Of the lines in the data below, count the ones holding the string "this", and answer with that number only.

Rows from a dataset of charts and code:
============
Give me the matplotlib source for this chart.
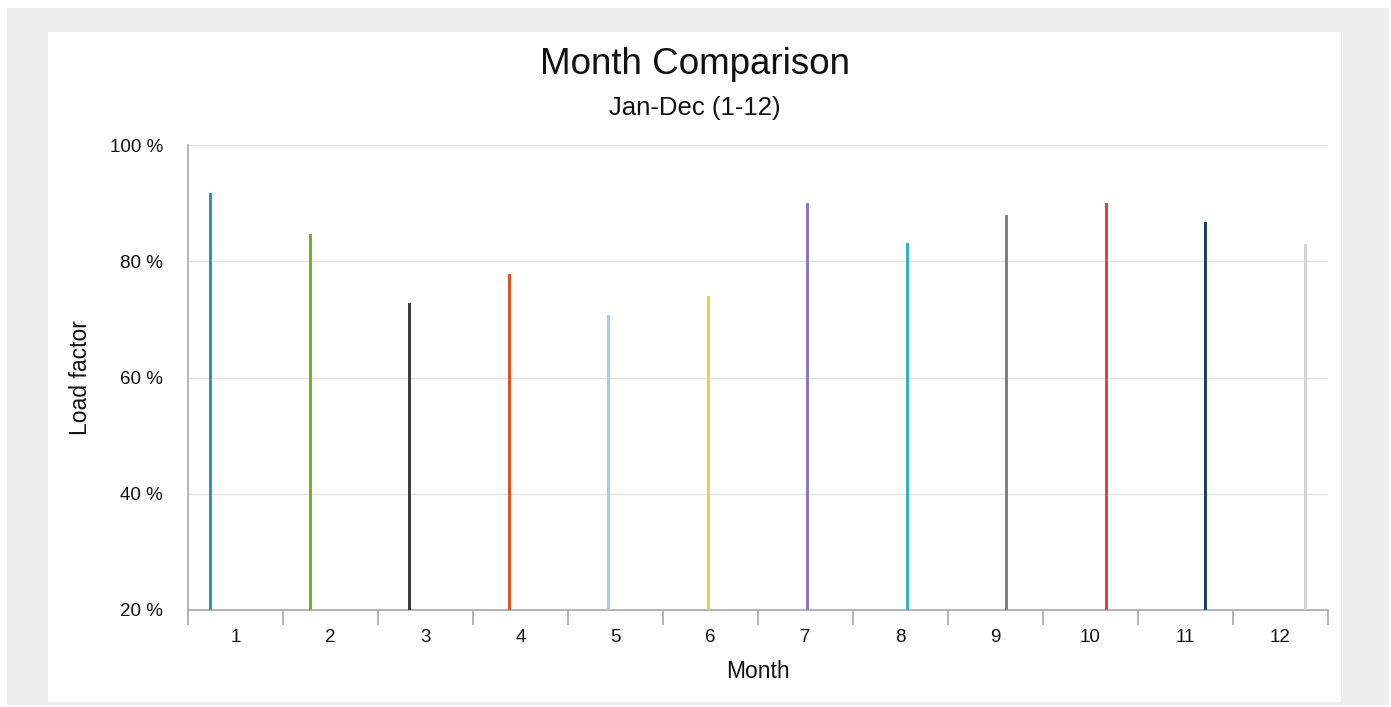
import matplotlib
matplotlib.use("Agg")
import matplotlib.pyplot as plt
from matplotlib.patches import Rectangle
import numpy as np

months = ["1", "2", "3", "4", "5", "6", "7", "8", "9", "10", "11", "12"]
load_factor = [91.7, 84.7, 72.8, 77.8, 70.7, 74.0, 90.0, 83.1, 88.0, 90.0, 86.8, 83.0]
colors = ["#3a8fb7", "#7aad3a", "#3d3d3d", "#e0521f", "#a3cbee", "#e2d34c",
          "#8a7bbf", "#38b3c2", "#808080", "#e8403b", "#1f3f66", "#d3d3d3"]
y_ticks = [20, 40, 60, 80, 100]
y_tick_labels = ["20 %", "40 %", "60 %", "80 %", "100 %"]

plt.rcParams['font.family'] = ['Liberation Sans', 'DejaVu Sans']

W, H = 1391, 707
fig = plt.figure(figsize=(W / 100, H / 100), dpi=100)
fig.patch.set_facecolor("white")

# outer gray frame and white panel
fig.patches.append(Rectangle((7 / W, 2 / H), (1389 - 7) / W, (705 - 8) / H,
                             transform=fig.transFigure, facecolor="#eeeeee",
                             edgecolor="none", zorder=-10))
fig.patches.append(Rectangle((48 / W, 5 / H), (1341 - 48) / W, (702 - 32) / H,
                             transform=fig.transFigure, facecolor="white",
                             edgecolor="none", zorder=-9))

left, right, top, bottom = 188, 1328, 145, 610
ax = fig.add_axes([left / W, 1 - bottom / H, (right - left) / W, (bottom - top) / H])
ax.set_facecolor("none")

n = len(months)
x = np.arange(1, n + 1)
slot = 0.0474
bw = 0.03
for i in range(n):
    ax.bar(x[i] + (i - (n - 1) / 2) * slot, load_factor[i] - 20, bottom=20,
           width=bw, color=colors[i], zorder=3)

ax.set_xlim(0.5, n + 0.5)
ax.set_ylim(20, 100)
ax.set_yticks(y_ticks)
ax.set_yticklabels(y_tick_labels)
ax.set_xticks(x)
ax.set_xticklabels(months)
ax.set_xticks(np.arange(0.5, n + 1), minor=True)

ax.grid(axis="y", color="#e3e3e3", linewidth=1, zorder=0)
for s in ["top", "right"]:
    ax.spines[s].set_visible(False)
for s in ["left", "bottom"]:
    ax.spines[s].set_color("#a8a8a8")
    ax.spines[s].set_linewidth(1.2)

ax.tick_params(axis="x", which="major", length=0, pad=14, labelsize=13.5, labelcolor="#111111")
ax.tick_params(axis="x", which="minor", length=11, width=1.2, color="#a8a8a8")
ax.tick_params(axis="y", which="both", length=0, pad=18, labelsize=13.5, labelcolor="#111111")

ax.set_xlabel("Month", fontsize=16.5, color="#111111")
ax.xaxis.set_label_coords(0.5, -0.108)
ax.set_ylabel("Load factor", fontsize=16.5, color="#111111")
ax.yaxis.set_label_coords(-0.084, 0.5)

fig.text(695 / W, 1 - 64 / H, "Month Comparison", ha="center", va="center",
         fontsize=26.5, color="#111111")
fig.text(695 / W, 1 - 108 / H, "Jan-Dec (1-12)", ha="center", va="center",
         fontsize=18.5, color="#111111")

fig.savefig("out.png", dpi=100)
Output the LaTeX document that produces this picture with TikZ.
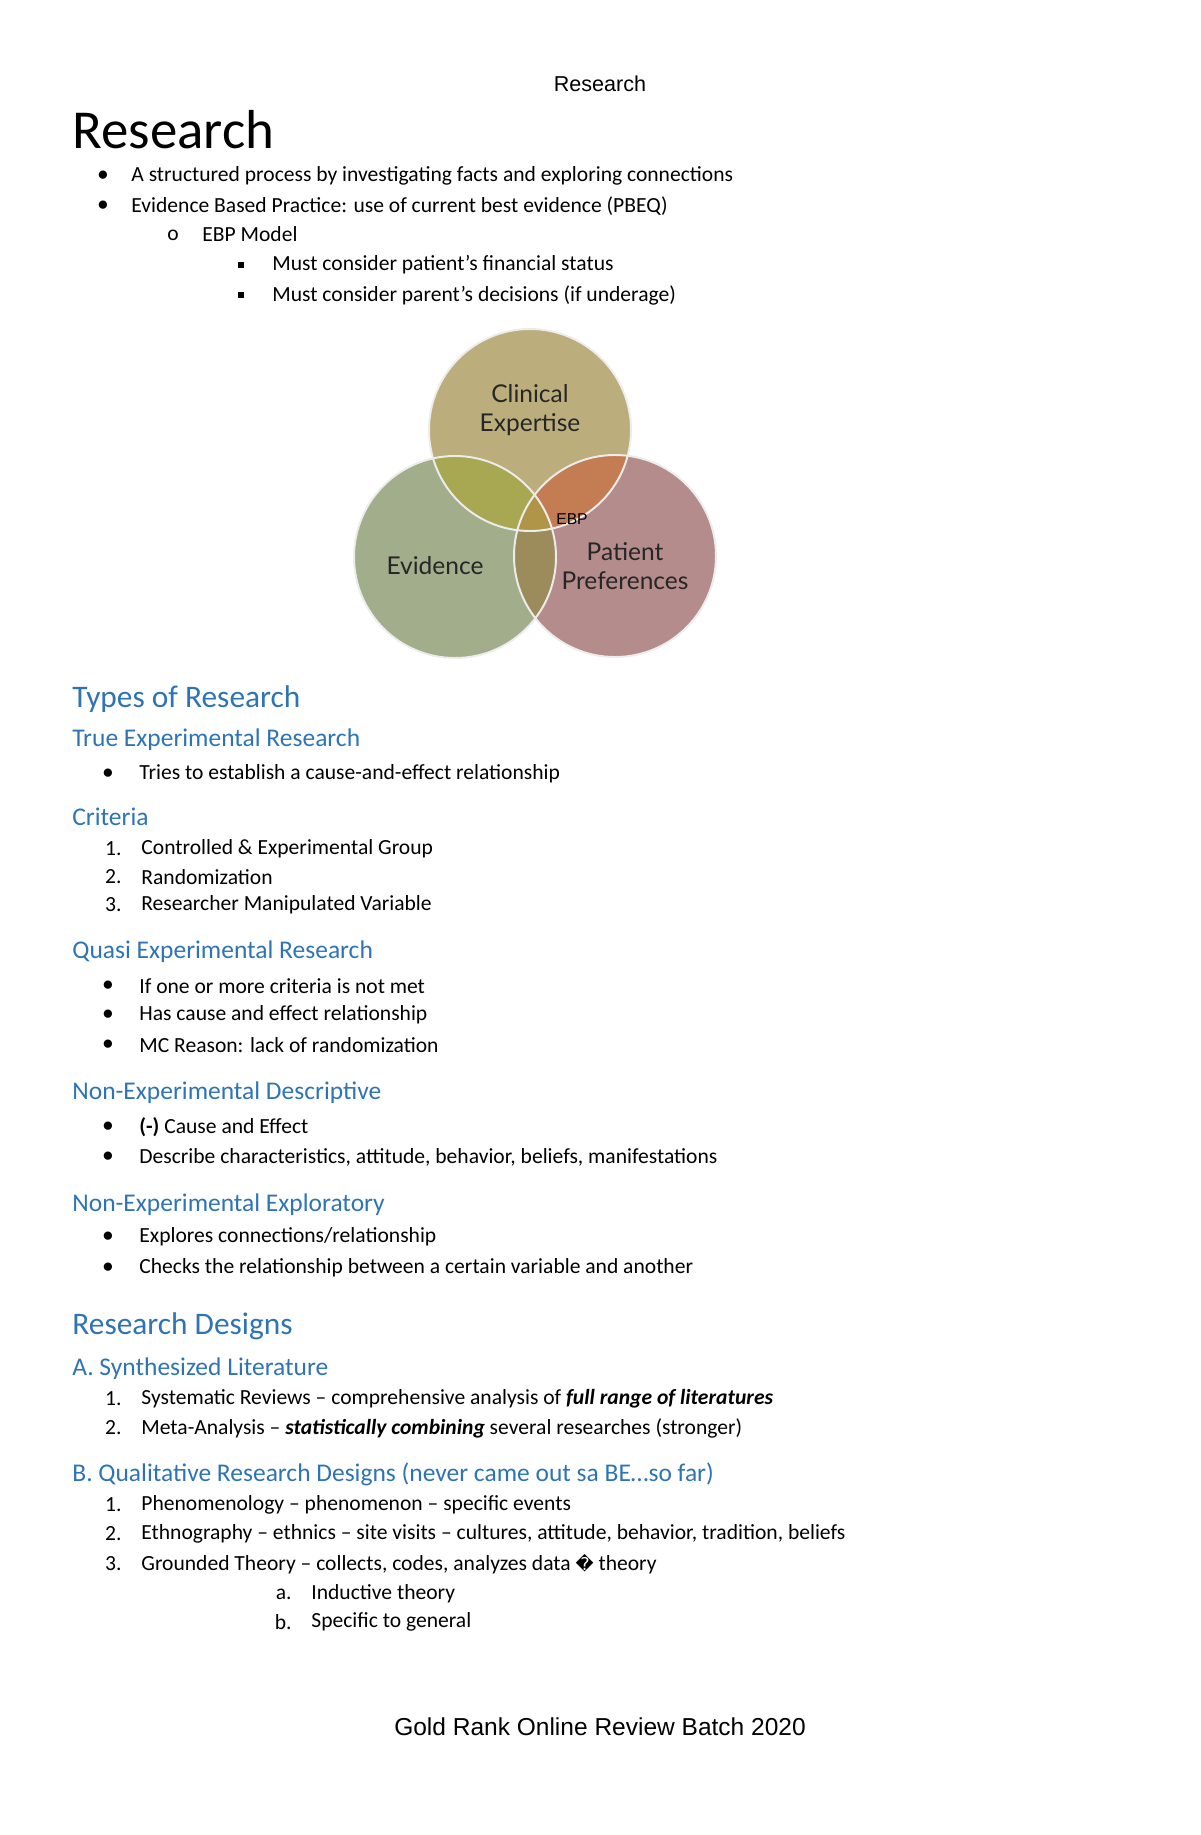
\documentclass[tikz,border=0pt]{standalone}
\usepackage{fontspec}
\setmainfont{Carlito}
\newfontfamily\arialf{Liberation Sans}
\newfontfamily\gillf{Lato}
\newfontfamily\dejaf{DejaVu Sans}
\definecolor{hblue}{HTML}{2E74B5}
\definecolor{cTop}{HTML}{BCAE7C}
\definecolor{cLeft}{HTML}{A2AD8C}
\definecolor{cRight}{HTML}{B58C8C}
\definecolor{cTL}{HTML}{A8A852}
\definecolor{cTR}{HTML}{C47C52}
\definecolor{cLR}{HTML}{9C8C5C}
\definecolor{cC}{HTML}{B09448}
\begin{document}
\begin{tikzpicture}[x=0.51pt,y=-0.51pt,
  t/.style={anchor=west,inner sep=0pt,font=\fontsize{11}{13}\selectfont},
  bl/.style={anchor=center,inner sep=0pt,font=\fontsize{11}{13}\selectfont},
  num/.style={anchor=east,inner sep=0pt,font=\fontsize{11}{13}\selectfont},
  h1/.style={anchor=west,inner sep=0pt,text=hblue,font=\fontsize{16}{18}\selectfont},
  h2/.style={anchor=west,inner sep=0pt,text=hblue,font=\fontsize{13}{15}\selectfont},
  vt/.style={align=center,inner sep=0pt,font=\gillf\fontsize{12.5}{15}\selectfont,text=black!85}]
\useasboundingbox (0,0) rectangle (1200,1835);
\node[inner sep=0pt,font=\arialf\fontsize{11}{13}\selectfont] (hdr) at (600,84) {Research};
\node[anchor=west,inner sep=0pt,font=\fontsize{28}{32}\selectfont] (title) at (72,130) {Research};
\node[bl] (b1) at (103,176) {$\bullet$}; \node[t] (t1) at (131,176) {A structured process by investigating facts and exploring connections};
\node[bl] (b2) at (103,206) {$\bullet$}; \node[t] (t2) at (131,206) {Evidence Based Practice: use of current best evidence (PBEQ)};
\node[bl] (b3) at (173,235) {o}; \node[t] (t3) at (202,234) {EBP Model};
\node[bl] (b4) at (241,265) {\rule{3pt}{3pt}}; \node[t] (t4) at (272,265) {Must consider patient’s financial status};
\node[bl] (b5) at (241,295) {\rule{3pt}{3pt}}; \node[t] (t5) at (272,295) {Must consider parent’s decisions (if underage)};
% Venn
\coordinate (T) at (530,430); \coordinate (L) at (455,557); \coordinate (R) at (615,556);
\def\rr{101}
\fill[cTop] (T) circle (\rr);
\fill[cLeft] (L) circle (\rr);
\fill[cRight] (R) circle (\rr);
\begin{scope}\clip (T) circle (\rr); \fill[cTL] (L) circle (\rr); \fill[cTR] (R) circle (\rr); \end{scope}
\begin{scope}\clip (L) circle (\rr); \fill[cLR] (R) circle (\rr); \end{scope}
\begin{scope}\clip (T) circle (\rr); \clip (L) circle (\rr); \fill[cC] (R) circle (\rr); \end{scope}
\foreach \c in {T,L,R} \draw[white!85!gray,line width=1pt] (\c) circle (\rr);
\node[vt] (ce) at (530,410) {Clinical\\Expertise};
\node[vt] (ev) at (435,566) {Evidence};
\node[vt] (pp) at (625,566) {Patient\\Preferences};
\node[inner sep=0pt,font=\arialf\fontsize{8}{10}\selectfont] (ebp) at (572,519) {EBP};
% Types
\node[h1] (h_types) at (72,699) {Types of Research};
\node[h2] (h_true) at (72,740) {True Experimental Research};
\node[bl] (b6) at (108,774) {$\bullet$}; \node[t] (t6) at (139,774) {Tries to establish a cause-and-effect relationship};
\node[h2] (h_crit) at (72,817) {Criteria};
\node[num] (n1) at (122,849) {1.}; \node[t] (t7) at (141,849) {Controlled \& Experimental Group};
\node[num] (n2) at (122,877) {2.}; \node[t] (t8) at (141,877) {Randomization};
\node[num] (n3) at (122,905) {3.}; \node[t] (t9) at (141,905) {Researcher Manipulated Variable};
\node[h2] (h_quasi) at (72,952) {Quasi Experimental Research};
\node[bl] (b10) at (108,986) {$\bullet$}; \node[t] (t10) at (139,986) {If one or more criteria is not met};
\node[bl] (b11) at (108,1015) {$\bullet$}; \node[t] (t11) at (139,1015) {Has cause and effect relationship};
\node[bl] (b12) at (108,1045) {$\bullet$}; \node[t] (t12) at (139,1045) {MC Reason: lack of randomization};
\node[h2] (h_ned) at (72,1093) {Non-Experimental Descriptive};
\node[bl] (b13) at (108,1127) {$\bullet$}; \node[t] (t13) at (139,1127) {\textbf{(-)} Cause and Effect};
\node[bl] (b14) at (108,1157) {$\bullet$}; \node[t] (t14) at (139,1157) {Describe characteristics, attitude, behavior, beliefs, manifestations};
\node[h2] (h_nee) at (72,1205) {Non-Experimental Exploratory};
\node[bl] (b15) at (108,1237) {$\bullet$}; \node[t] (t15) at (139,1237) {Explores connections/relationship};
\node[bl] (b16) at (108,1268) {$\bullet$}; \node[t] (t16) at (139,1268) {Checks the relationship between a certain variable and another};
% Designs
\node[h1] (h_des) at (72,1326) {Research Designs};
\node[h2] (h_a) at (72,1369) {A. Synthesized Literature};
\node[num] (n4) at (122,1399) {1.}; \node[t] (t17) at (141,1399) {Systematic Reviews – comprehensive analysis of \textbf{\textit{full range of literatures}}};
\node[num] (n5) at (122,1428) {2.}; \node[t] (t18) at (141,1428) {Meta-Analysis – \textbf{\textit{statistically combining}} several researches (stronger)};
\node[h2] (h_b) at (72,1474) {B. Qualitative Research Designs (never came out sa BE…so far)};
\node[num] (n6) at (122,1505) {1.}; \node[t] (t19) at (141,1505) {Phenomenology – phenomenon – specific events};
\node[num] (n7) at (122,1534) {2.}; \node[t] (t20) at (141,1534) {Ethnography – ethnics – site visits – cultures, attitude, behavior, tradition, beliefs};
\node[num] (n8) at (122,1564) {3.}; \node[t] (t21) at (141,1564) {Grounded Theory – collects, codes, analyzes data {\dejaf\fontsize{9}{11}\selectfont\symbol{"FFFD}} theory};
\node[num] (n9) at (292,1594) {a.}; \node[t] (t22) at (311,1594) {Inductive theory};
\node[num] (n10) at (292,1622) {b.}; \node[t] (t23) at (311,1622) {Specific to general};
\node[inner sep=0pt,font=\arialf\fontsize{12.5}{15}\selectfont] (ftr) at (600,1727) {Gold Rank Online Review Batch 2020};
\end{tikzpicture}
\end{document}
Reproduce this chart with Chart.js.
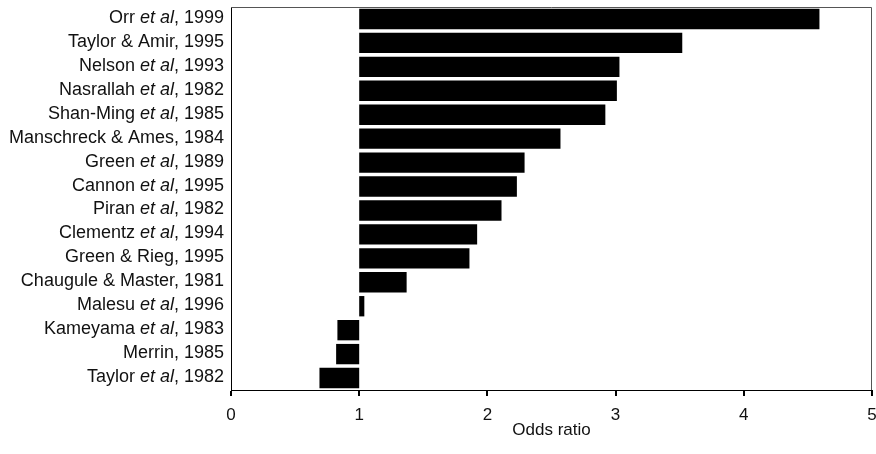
============
Solved exercise => 3